Archive panel at ELO/AI
State of the Archive panel at ELO/AI

Scores of practitioners and theorists of electronic text assembled at Brown University this weekend for the fourth annual conference of the Electronic Literature Organization (ELO). The conference, whose theme was "Archive and Innovate" was a four-day round of papers, installations, readings, and a Saturday night banquet celebrating the contributions of Rhode Island's own star of American letters, Robert Coover.

During the conference, ELO announced the release of their new electronic literature directory, in keeping with one of the main themes, the problem of archiving electronic texts.

One highlight was a panel on archiving featuring Deena Larsen, Stephanie Strickland, Will Hansen, and Marjorie Luesebrink, talking about the challenges of determining just what constitutes an archive for a digital fiction, and the very real issues with operating systems and software changing out from under efforts at preservation. Respondant Elli Mylonas of Brown showed a very promising start, the Brown Digital Repository, and Hansen talked about efforts underway at the Maryland Institute for Technology in the Humanities.

I missed the panel by Jessica Pressman, Mark Marino, and Jeremy Douglass which comprised three approaches to reading a digital text, but had a chance to talk with them later. Jeremy's use of ImageJ, a tool for manipulating 3D medical images like CAT scans and MRIs, as a way of slicing a time-based image stream was just mind-bendingly innovative. Imagine taking a feature film and treating the entire two hours of frames as a three-d object, then taking slices through it. Amazing.

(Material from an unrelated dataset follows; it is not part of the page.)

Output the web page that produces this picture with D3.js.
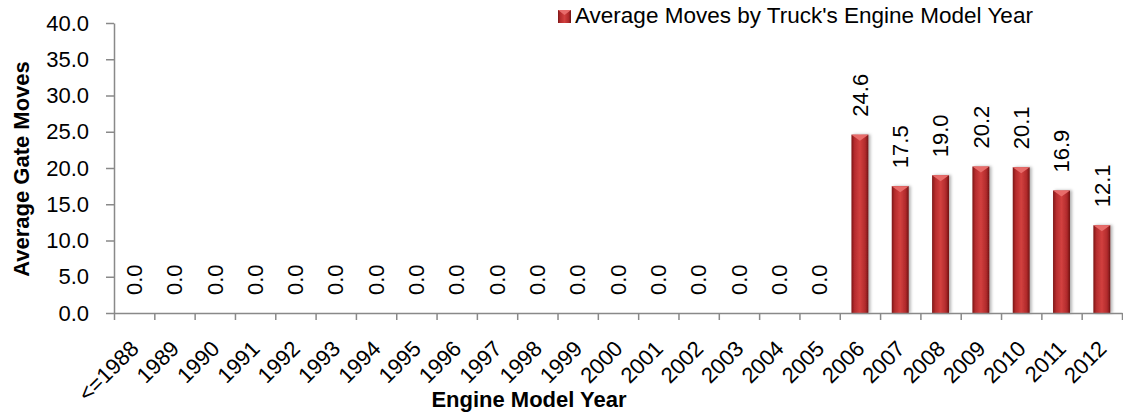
<!DOCTYPE html>
<html lang="en">
<head>
    <meta charset="UTF-8">
    <title>Average Moves by Truck's Engine Model Year</title>
    <script src="https://d3js.org/d3.v7.min.js"></script>
    <style>
        body { margin: 0; background: #fff; }
        svg { display: block; font-family: "Liberation Sans", Arial, sans-serif; }
    </style>
</head>
<body>
    <svg width="1123" height="416"></svg>

    <script>
        // Chart data
        const years = ["<=1988", "1989", "1990", "1991", "1992", "1993", "1994", "1995", "1996",
            "1997", "1998", "1999", "2000", "2001", "2002", "2003", "2004", "2005",
            "2006", "2007", "2008", "2009", "2010", "2011", "2012"];
        const avgMoves = [0, 0, 0, 0, 0, 0, 0, 0, 0, 0, 0, 0, 0, 0, 0, 0, 0, 0,
            24.6, 17.5, 19.0, 20.2, 20.1, 16.9, 12.1];
        const yTicks = [0, 5, 10, 15, 20, 25, 30, 35, 40];
        const seriesName = "Average Moves by Truck's Engine Model Year";

        const width = 1123;
        const height = 416;
        const margin = {top: 23, right: 1, bottom: 103, left: 114};

        const svg = d3.select("svg")
            .attr("width", width)
            .attr("height", height);

        const axisColor = "#898989";

        // Gradients for the cylinder-ish Excel bars
        const defs = svg.append("defs");
        const grad = defs.append("linearGradient")
            .attr("id", "barGrad")
            .attr("x1", "0%").attr("x2", "100%")
            .attr("y1", "0%").attr("y2", "0%");
        grad.append("stop").attr("offset", "0%").attr("stop-color", "#7c1616");
        grad.append("stop").attr("offset", "18%").attr("stop-color", "#b52c2d");
        grad.append("stop").attr("offset", "50%").attr("stop-color", "#d2403f");
        grad.append("stop").attr("offset", "82%").attr("stop-color", "#b02a2b");
        grad.append("stop").attr("offset", "100%").attr("stop-color", "#6f1313");

        const shadow = defs.append("filter")
            .attr("id", "barShadow")
            .attr("x", "-30%").attr("y", "-5%")
            .attr("width", "170%").attr("height", "110%");
        shadow.append("feDropShadow")
            .attr("dx", 2).attr("dy", 0)
            .attr("stdDeviation", 1.5)
            .attr("flood-color", "#000")
            .attr("flood-opacity", 0.3);

        // Scales
        const x = d3.scaleBand()
            .domain(years)
            .range([margin.left, width - margin.right])
            .paddingInner(0.58)
            .paddingOuter(0.29);

        const xEdge = d3.scaleLinear()
            .domain([0, years.length])
            .range([margin.left, width - margin.right]);

        const y = d3.scaleLinear()
            .domain([0, 40])
            .range([height - margin.bottom, margin.top]);

        // Bars
        const bars = svg.append("g")
            .selectAll("g.bar")
            .data(years.map((yr, i) => ({year: yr, value: avgMoves[i]})).filter(d => d.value > 0))
            .enter()
            .append("g")
            .attr("class", "bar")
            .attr("filter", "url(#barShadow)");

        bars.append("rect")
            .attr("x", d => x(d.year))
            .attr("y", d => y(d.value))
            .attr("width", x.bandwidth())
            .attr("height", d => y(0) - y(d.value))
            .attr("fill", "url(#barGrad)");

        // lighter bevel triangle on top of each bar
        bars.append("path")
            .attr("d", d => {
                const x0 = x(d.year), x1 = x0 + x.bandwidth(), top = y(d.value);
                return `M${x0},${top}L${x1},${top}L${(x0 + x1) / 2},${top + 6}Z`;
            })
            .attr("fill", "#e86c6b");

        // Data labels (rotated)
        svg.append("g")
            .selectAll("text")
            .data(years.map((yr, i) => ({year: yr, value: avgMoves[i]})))
            .enter()
            .append("text")
            .attr("transform", d => `translate(${x(d.year) + x.bandwidth() / 2},${y(d.value) - 18}) rotate(-90)`)
            .attr("dy", "0.35em")
            .attr("text-anchor", "start")
            .style("font-size", "22px")
            .style("fill", "#000")
            .text(d => d.value.toFixed(1));

        // Y axis
        const yAxis = svg.append("g")
            .attr("transform", `translate(${margin.left},0)`)
            .call(d3.axisLeft(y)
                .tickValues(yTicks)
                .tickFormat(d3.format(".1f"))
                .tickSize(8)
                .tickSizeOuter(0)
                .tickPadding(17));
        yAxis.selectAll("text")
            .style("font-size", "22px")
            .style("font-family", "\"Liberation Sans\", Arial, sans-serif")
            .attr("fill", "#000");
        yAxis.selectAll("line").attr("stroke", axisColor).attr("stroke-width", 1.5);
        yAxis.select(".domain").attr("stroke", axisColor).attr("stroke-width", 1.5);

        // X axis: tick marks on category boundaries
        const xTicksG = svg.append("g")
            .attr("transform", `translate(0,${y(0)})`)
            .call(d3.axisBottom(xEdge)
                .tickValues(d3.range(years.length + 1))
                .tickFormat("")
                .tickSize(7)
                .tickSizeOuter(0));
        xTicksG.selectAll("line").attr("stroke", axisColor).attr("stroke-width", 1.5);
        xTicksG.select(".domain").attr("stroke", axisColor).attr("stroke-width", 1.5);

        // X axis labels (rotated -45)
        const xAxis = svg.append("g")
            .attr("transform", `translate(0,${y(0)})`)
            .call(d3.axisBottom(x).tickSize(0).tickPadding(0));
        xAxis.select(".domain").remove();
        xAxis.selectAll("text")
            .style("font-size", "22px")
            .style("font-family", "\"Liberation Sans\", Arial, sans-serif")
            .attr("fill", "#000")
            .attr("text-anchor", "end")
            .attr("x", 0).attr("y", 0).attr("dy", 0)
            .attr("transform", "translate(6,37) rotate(-45)");

        // Axis titles
        svg.append("text")
            .attr("text-anchor", "middle")
            .attr("transform", `translate(29,${(margin.top + y(0)) / 2 + 1}) rotate(-90)`)
            .style("font-size", "22px")
            .style("font-weight", "bold")
            .text("Average Gate Moves");

        svg.append("text")
            .attr("text-anchor", "middle")
            .attr("x", 529)
            .attr("y", 407)
            .style("font-size", "22px")
            .style("font-weight", "bold")
            .text("Engine Model Year");

        // Legend
        const legend = svg.append("g").attr("transform", "translate(558,10)");
        legend.append("rect")
            .attr("width", 13)
            .attr("height", 13)
            .attr("fill", "url(#barGrad)");
        legend.append("path")
            .attr("d", "M0,0L13,0L6.5,5Z")
            .attr("fill", "#e86c6b");
        legend.append("text")
            .attr("x", 17)
            .attr("y", 13)
            .style("font-size", "22.5px")
            .text(seriesName);
    </script>
</body>
</html>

Okay, to be truthful, the real highlight for me was the "unconference" area that Denna Larsen had set up outside the main presentation room. People could just hang out there and talk in between — and, okay, sometimes during — the official panels, and it was an amazing primordial soup of people just dropping in: gearheads, poets, filmmakers, and literary theorists, all in the mix. Got a chance to see folks that I haven't since the digital lit conference I went to, which we all realized was about ten years ago.